* begin *

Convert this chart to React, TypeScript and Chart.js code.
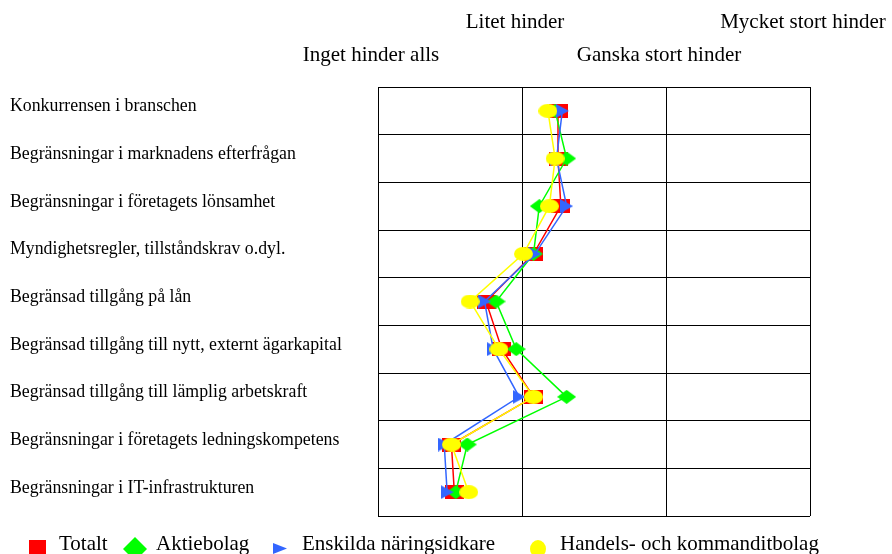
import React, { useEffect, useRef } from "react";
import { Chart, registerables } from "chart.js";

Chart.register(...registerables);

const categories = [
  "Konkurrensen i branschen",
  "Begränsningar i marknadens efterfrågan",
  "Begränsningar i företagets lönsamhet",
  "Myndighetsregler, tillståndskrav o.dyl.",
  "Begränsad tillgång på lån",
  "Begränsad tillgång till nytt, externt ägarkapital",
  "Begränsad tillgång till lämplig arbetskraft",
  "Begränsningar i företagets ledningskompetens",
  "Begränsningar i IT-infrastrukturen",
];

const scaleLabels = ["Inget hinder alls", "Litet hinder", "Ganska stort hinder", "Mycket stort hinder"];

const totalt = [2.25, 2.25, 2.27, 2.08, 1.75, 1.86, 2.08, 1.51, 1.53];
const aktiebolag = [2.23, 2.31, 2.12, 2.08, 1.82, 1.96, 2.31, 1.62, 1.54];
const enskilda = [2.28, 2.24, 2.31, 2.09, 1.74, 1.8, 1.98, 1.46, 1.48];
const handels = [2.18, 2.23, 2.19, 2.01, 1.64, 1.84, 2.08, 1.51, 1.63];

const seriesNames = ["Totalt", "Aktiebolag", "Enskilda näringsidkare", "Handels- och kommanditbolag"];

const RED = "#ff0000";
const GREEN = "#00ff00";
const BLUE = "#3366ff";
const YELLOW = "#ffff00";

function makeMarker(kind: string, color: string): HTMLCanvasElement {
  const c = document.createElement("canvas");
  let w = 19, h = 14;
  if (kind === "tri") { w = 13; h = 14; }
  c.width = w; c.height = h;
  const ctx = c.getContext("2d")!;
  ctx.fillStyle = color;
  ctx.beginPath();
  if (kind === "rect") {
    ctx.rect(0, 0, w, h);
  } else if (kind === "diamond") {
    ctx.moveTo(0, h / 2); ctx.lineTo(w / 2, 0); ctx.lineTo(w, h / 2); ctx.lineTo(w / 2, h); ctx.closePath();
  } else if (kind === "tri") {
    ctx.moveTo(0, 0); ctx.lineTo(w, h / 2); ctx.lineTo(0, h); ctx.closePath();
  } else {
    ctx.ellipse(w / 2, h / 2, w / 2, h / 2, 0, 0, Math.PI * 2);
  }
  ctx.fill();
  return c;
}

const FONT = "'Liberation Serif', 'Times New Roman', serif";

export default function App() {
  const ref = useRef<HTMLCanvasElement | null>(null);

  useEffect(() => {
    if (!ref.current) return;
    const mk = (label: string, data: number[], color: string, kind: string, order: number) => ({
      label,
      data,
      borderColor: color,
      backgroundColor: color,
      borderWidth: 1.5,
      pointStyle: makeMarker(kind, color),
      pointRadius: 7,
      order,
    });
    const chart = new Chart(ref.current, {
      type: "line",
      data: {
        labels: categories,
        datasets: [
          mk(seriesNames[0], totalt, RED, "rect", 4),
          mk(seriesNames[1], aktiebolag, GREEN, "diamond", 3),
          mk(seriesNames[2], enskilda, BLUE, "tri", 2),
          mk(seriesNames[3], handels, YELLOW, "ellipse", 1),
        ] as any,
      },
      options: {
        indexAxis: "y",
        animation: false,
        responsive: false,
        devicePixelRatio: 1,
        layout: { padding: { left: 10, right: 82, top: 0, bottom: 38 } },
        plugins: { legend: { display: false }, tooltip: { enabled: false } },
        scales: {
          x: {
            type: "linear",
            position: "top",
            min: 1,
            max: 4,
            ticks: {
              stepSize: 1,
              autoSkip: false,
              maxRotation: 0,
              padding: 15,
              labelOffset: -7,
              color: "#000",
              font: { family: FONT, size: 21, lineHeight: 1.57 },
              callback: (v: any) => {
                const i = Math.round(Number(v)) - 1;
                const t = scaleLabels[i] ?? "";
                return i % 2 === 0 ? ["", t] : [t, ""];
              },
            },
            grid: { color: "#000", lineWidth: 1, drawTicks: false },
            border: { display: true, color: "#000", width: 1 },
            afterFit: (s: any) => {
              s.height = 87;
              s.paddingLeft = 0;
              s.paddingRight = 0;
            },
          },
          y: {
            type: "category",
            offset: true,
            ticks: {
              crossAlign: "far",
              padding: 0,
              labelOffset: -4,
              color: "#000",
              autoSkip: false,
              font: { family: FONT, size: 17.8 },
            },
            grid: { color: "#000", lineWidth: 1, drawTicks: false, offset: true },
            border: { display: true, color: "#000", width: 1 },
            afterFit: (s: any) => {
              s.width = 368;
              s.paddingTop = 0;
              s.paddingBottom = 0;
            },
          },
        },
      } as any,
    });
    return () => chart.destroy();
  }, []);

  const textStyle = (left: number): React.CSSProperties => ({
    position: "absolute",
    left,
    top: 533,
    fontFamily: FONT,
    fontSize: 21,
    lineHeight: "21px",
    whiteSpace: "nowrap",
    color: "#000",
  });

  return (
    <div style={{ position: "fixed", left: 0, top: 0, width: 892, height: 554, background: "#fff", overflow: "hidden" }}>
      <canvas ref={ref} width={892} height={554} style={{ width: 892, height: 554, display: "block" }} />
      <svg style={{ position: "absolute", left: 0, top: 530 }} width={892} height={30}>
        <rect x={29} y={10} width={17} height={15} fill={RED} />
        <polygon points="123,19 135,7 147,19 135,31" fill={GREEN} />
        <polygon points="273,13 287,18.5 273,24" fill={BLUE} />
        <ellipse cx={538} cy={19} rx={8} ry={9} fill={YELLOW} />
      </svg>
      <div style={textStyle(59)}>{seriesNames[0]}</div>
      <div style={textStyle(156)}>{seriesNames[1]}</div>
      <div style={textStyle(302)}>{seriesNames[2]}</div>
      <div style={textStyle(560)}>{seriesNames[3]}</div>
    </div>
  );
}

* end *

## EXERCISE AIM
Go through the material above and print all of it exactly, except the pictures.

## WORKED ANSWER
Convert this chart to React, TypeScript and Chart.js code.
import React, { useEffect, useRef } from "react";
import { Chart, registerables } from "chart.js";

Chart.register(...registerables);

const categories = [
  "Konkurrensen i branschen",
  "Begränsningar i marknadens efterfrågan",
  "Begränsningar i företagets lönsamhet",
  "Myndighetsregler, tillståndskrav o.dyl.",
  "Begränsad tillgång på lån",
  "Begränsad tillgång till nytt, externt ägarkapital",
  "Begränsad tillgång till lämplig arbetskraft",
  "Begränsningar i företagets ledningskompetens",
  "Begränsningar i IT-infrastrukturen",
];

const scaleLabels = ["Inget hinder alls", "Litet hinder", "Ganska stort hinder", "Mycket stort hinder"];

const totalt = [2.25, 2.25, 2.27, 2.08, 1.75, 1.86, 2.08, 1.51, 1.53];
const aktiebolag = [2.23, 2.31, 2.12, 2.08, 1.82, 1.96, 2.31, 1.62, 1.54];
const enskilda = [2.28, 2.24, 2.31, 2.09, 1.74, 1.8, 1.98, 1.46, 1.48];
const handels = [2.18, 2.23, 2.19, 2.01, 1.64, 1.84, 2.08, 1.51, 1.63];

const seriesNames = ["Totalt", "Aktiebolag", "Enskilda näringsidkare", "Handels- och kommanditbolag"];

const RED = "#ff0000";
const GREEN = "#00ff00";
const BLUE = "#3366ff";
const YELLOW = "#ffff00";

function makeMarker(kind: string, color: string): HTMLCanvasElement {
  const c = document.createElement("canvas");
  let w = 19, h = 14;
  if (kind === "tri") { w = 13; h = 14; }
  c.width = w; c.height = h;
  const ctx = c.getContext("2d")!;
  ctx.fillStyle = color;
  ctx.beginPath();
  if (kind === "rect") {
    ctx.rect(0, 0, w, h);
  } else if (kind === "diamond") {
    ctx.moveTo(0, h / 2); ctx.lineTo(w / 2, 0); ctx.lineTo(w, h / 2); ctx.lineTo(w / 2, h); ctx.closePath();
  } else if (kind === "tri") {
    ctx.moveTo(0, 0); ctx.lineTo(w, h / 2); ctx.lineTo(0, h); ctx.closePath();
  } else {
    ctx.ellipse(w / 2, h / 2, w / 2, h / 2, 0, 0, Math.PI * 2);
  }
  ctx.fill();
  return c;
}

const FONT = "'Liberation Serif', 'Times New Roman', serif";

export default function App() {
  const ref = useRef<HTMLCanvasElement | null>(null);

  useEffect(() => {
    if (!ref.current) return;
    const mk = (label: string, data: number[], color: string, kind: string, order: number) => ({
      label,
      data,
      borderColor: color,
      backgroundColor: color,
      borderWidth: 1.5,
      pointStyle: makeMarker(kind, color),
      pointRadius: 7,
      order,
    });
    const chart = new Chart(ref.current, {
      type: "line",
      data: {
        labels: categories,
        datasets: [
          mk(seriesNames[0], totalt, RED, "rect", 4),
          mk(seriesNames[1], aktiebolag, GREEN, "diamond", 3),
          mk(seriesNames[2], enskilda, BLUE, "tri", 2),
          mk(seriesNames[3], handels, YELLOW, "ellipse", 1),
        ] as any,
      },
      options: {
        indexAxis: "y",
        animation: false,
        responsive: false,
        devicePixelRatio: 1,
        layout: { padding: { left: 10, right: 82, top: 0, bottom: 38 } },
        plugins: { legend: { display: false }, tooltip: { enabled: false } },
        scales: {
          x: {
            type: "linear",
            position: "top",
            min: 1,
            max: 4,
            ticks: {
              stepSize: 1,
              autoSkip: false,
              maxRotation: 0,
              padding: 15,
              labelOffset: -7,
              color: "#000",
              font: { family: FONT, size: 21, lineHeight: 1.57 },
              callback: (v: any) => {
                const i = Math.round(Number(v)) - 1;
                const t = scaleLabels[i] ?? "";
                return i % 2 === 0 ? ["", t] : [t, ""];
              },
            },
            grid: { color: "#000", lineWidth: 1, drawTicks: false },
            border: { display: true, color: "#000", width: 1 },
            afterFit: (s: any) => {
              s.height = 87;
              s.paddingLeft = 0;
              s.paddingRight = 0;
            },
          },
          y: {
            type: "category",
            offset: true,
            ticks: {
              crossAlign: "far",
              padding: 0,
              labelOffset: -4,
              color: "#000",
              autoSkip: false,
              font: { family: FONT, size: 17.8 },
            },
            grid: { color: "#000", lineWidth: 1, drawTicks: false, offset: true },
            border: { display: true, color: "#000", width: 1 },
            afterFit: (s: any) => {
              s.width = 368;
              s.paddingTop = 0;
              s.paddingBottom = 0;
            },
          },
        },
      } as any,
    });
    return () => chart.destroy();
  }, []);

  const textStyle = (left: number): React.CSSProperties => ({
    position: "absolute",
    left,
    top: 533,
    fontFamily: FONT,
    fontSize: 21,
    lineHeight: "21px",
    whiteSpace: "nowrap",
    color: "#000",
  });

  return (
    <div style={{ position: "fixed", left: 0, top: 0, width: 892, height: 554, background: "#fff", overflow: "hidden" }}>
      <canvas ref={ref} width={892} height={554} style={{ width: 892, height: 554, display: "block" }} />
      <svg style={{ position: "absolute", left: 0, top: 530 }} width={892} height={30}>
        <rect x={29} y={10} width={17} height={15} fill={RED} />
        <polygon points="123,19 135,7 147,19 135,31" fill={GREEN} />
        <polygon points="273,13 287,18.5 273,24" fill={BLUE} />
        <ellipse cx={538} cy={19} rx={8} ry={9} fill={YELLOW} />
      </svg>
      <div style={textStyle(59)}>{seriesNames[0]}</div>
      <div style={textStyle(156)}>{seriesNames[1]}</div>
      <div style={textStyle(302)}>{seriesNames[2]}</div>
      <div style={textStyle(560)}>{seriesNames[3]}</div>
    </div>
  );
}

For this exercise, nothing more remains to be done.